(WHAT IS EXPECTED): Every line from the top of the records through the line containing "137, 96, 69]" should be retyped exactly; the pictures should not.

(Charts and diagrams as code)
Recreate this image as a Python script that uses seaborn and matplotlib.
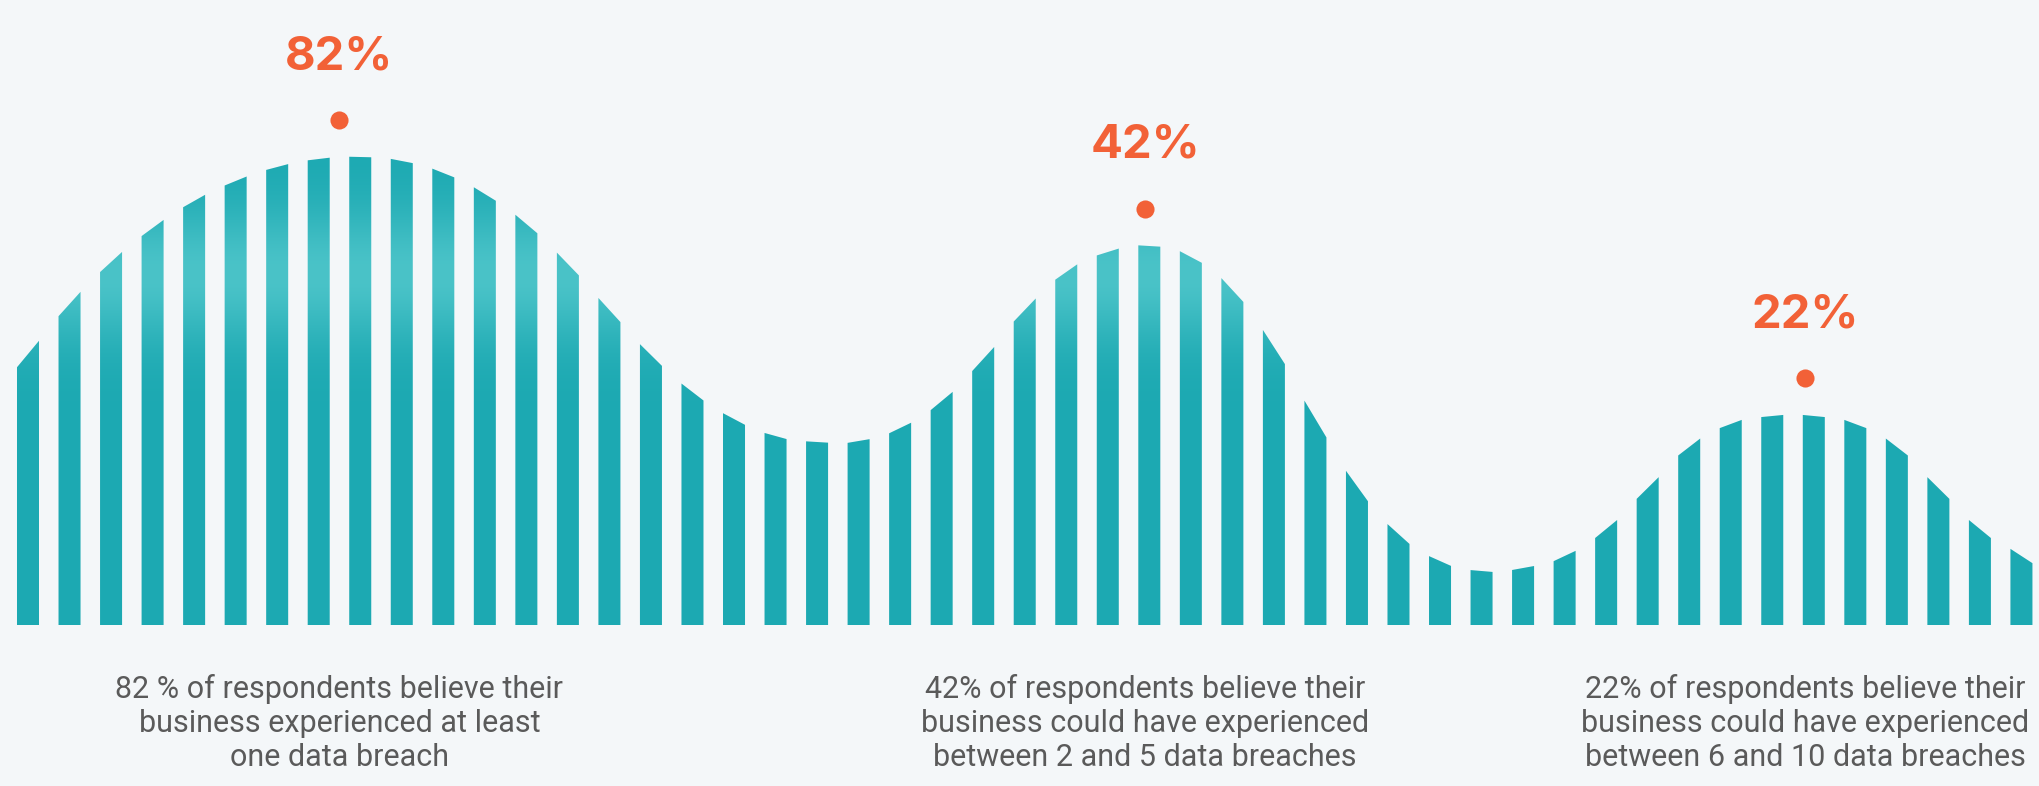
#!/usr/bin/env python3
"""Wave bar chart: share of respondents reporting data breaches."""
import numpy as np
import pandas as pd
import matplotlib
matplotlib.use('Agg')
import matplotlib.pyplot as plt
import seaborn as sns
from matplotlib.path import Path
from matplotlib.patches import PathPatch

# Bar heights of the decorative wave, left to right
wave_heights = [271, 321, 363, 397, 424, 444, 458, 466, 468, 464, 452, 431, 401, 361, 315,
                270, 233, 206, 189, 183, 184, 197, 224, 266, 315, 353, 373, 379, 368, 335,
                278, 206, 139, 91, 64, 54, 57, 69, 96, 137, 178, 201, 209, 209, 201, 178,
                137, 96, 69]

# Highlighted peaks (position along the wave, in bar index units)
peak_labels = ['82%', '42%', '22%']
peak_positions = [7.5, 26.9, 42.8]
captions = [
    '82 % of respondents believe their\nbusiness experienced at least\none data breach',
    '42% of respondents believe their\nbusiness could have experienced\nbetween 2 and 5 data breaches',
    '22% of respondents believe their\nbusiness could have experienced\nbetween 6 and 10 data breaches',
]

BG = '#F4F7F9'
TEAL_DARK = np.array([0x1C, 0xA9, 0xB2]) / 255
TEAL_LIGHT = np.array([0x4A, 0xC3, 0xC8]) / 255
ORANGE = '#F26137'
GREY = '#5A5A5A'


def main():
    sns.set_style('white')
    plt.rcParams['font.family'] = ['Roboto', 'DejaVu Sans']

    df = pd.DataFrame({'idx': np.arange(len(wave_heights)), 'height': wave_heights})

    fig = plt.figure(figsize=(20.39, 7.86), dpi=100, facecolor=BG)
    ax = fig.add_axes([0, 161 / 786, 1, 625 / 786])
    ax.set_facecolor('none')

    sns.barplot(data=df, x='idx', y='height', color='#1CA9B2', saturation=1,
                width=0.53, ax=ax)

    # slanted bar tops following the wave
    slope = np.gradient(df['height'].values.astype(float))
    verts, codes = [], []
    for p, h, s in zip(ax.patches, df['height'], slope):
        x0, w = p.get_x(), p.get_width()
        h0, h1 = h - s * w / 2, h + s * w / 2
        verts += [(x0, 0), (x0 + w, 0), (x0 + w, h1), (x0, h0), (x0, 0)]
        codes += [Path.MOVETO, Path.LINETO, Path.LINETO, Path.LINETO, Path.CLOSEPOLY]
        p.set_visible(False)
    clip = PathPatch(Path(verts, codes), facecolor='none', edgecolor='none')
    ax.add_patch(clip)

    # vertical colour gradient (lighter band around mid height)
    ys = np.linspace(625, 0, 626)
    band = np.exp(-((ys - 351) / 65.0) ** 2)
    colors = TEAL_DARK[None, :] + band[:, None] * (TEAL_LIGHT - TEAL_DARK)[None, :]
    xmin, xmax = -28 / 41.53, (2039 - 28) / 41.53
    im = ax.imshow(colors[:, None, :], extent=[xmin, xmax, 0, 625], aspect='auto',
                   interpolation='bilinear', zorder=2)
    im.set_clip_path(clip)

    # peak markers and labels
    dot_y = np.interp(peak_positions, df['idx'], df['height']) + 38
    sns.scatterplot(x=peak_positions, y=dot_y, color=ORANGE, s=170, linewidth=0,
                    ax=ax, zorder=3)
    for pos, y, label, cap in zip(peak_positions, dot_y, peak_labels, captions):
        ax.text(pos, y + 51, label, ha='center', va='baseline', fontsize=34,
                fontweight='bold', color=ORANGE, family=['Inter', 'DejaVu Sans'])
        ax.text(pos, -98, cap, ha='center', va='center', fontsize=22,
                color=GREY, linespacing=1.2, clip_on=False)

    ax.set_xlim(xmin, xmax)
    ax.set_ylim(0, 625)
    ax.set_axis_off()

    fig.savefig('out.png', dpi=100, facecolor=BG)
    plt.close(fig)


if __name__ == '__main__':
    main()
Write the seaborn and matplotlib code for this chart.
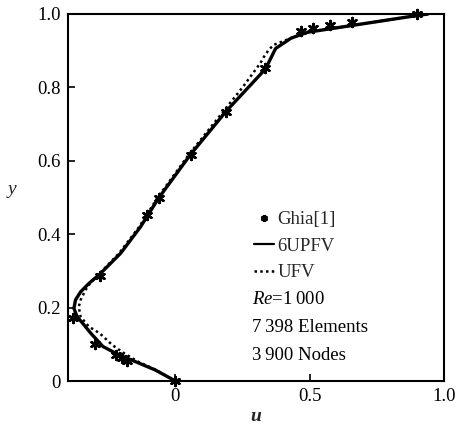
import numpy as np
import pandas as pd
import matplotlib
matplotlib.use("Agg")
import matplotlib.pyplot as plt
import seaborn as sns
from matplotlib.lines import Line2D

sns.set_theme(style="white")
plt.rcParams['font.family'] = ['Liberation Serif', 'DejaVu Serif']
plt.rcParams['mathtext.fontset'] = 'custom'
plt.rcParams['mathtext.rm'] = 'Liberation Serif'
plt.rcParams['mathtext.it'] = 'Liberation Serif:italic'

# Ghia[1] reference points
ghia_u = [0.0, -0.18, -0.20, -0.22, -0.30, -0.38, -0.28, -0.106, -0.06, 0.057,
          0.187, 0.333, 0.466, 0.511, 0.575, 0.659, 0.90]
ghia_y = [0.0, 0.055, 0.0625, 0.07, 0.10, 0.172, 0.285, 0.453, 0.50, 0.617,
          0.734, 0.852, 0.953, 0.961, 0.969, 0.977, 1.0]

# 6UPFV (solid)
upfv_y = [0, 0.030, 0.053, 0.071, 0.094, 0.13, 0.157, 0.175, 0.198, 0.221, 0.243,
          0.266, 0.293, 0.348, 0.42, 0.498, 0.617, 0.736, 0.85, 0.906, 0.934, 0.95,
          0.964, 0.978, 0.992, 1.0]
upfv_u = [0, -0.075, -0.15, -0.21, -0.27, -0.315, -0.345, -0.366, -0.378, -0.372, -0.353,
          -0.322, -0.279, -0.204, -0.13, -0.063, 0.056, 0.19, 0.335, 0.373, 0.43, 0.49,
          0.615, 0.74, 0.865, 0.94]

# UFV (dotted)
ufv_y = [0, 0.030, 0.053, 0.075, 0.098, 0.13, 0.148, 0.175, 0.202, 0.221, 0.248, 0.266,
         0.293, 0.348, 0.42, 0.498, 0.617, 0.736, 0.80, 0.867, 0.884, 0.902, 0.916,
         0.934, 0.95, 0.964, 0.978, 0.992, 1.0]
ufv_u = [0, -0.072, -0.14, -0.19, -0.235, -0.282, -0.322, -0.353, -0.36, -0.353, -0.335, -0.318,
         -0.282, -0.21, -0.135, -0.068, 0.05, 0.18, 0.25, 0.317, 0.33, 0.347, 0.366,
         0.43, 0.49, 0.615, 0.74, 0.865, 0.94]

x_ticks = [0, 0.5, 1.0]
x_labels = ["0", "0.5", "1.0"]
y_ticks = [0, 0.2, 0.4, 0.6, 0.8, 1.0]
y_labels = ["0", "0.2", "0.4", "0.6", "0.8", "1.0"]

fig = plt.figure(figsize=(4.59, 4.29), dpi=100)
ax = fig.add_axes([68/459, 1 - 381/429, 376/459, 367/429])

sns.lineplot(x=upfv_u, y=upfv_y, sort=False, estimator=None, color="black",
             linewidth=2.4, ax=ax)
sns.lineplot(x=ufv_u, y=ufv_y, sort=False, estimator=None, color="black",
             linewidth=1.8, linestyle=(0, (1, 1.3)), ax=ax)
sns.scatterplot(x=ghia_u, y=ghia_y, marker=(6, 2, 0), s=42, color="black",
                edgecolor="black", linewidth=1.8, ax=ax, clip_on=False, zorder=5)

ax.set_xlim(-0.4, 1.0)
ax.set_ylim(0, 1.0)
ax.set_xticks(x_ticks)
ax.set_xticklabels(x_labels)
ax.set_yticks(y_ticks)
ax.set_yticklabels(y_labels)
ax.tick_params(direction="in", length=5, width=1.2, labelsize=13.5, colors="black",
               left=True, bottom=True, pad=5)
for sp in ax.spines.values():
    sp.set_color("black")
    sp.set_linewidth(1.5)

ax.set_xlabel("u", fontsize=14, style="italic", fontweight="bold", labelpad=2)
ax.set_ylabel("y", fontsize=14, style="italic", rotation=0, labelpad=18)
ax.yaxis.set_label_coords(-0.15, 0.5)

handles = [
    Line2D([], [], marker=(6, 2, 0), color="black", linestyle="none",
           markersize=5, markeredgewidth=1.8),
    Line2D([], [], color="black", linewidth=1.6),
    Line2D([], [], color="black", linewidth=1.8, linestyle=(0, (1, 1.3))),
]
ax.legend(handles, ["Ghia[1]", "6UPFV", "UFV"], loc="upper left",
          bbox_to_anchor=(0.494, 0.463), frameon=False, fontsize=13.5,
          handlelength=1.1, handletextpad=0.15, labelspacing=0.5,
          borderpad=0, borderaxespad=0)

info = ["$Re$=1\u2009000", "7\u2009398 Elements", "3\u2009900 Nodes"]
for i, t in enumerate(info):
    ax.text(0.489, 0.223 - i * 0.077, t, transform=ax.transAxes, fontsize=13.5,
            va="center", ha="left", color="black")

fig.savefig("out.png", dpi=100)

(THE OUTPUT):
Recreate this image as a Python script that uses seaborn and matplotlib.
#!/usr/bin/env python3
"""Wave bar chart: share of respondents reporting data breaches."""
import numpy as np
import pandas as pd
import matplotlib
matplotlib.use('Agg')
import matplotlib.pyplot as plt
import seaborn as sns
from matplotlib.path import Path
from matplotlib.patches import PathPatch

# Bar heights of the decorative wave, left to right
wave_heights = [271, 321, 363, 397, 424, 444, 458, 466, 468, 464, 452, 431, 401, 361, 315,
                270, 233, 206, 189, 183, 184, 197, 224, 266, 315, 353, 373, 379, 368, 335,
                278, 206, 139, 91, 64, 54, 57, 69, 96, 137, 178, 201, 209, 209, 201, 178,
                137, 96, 69]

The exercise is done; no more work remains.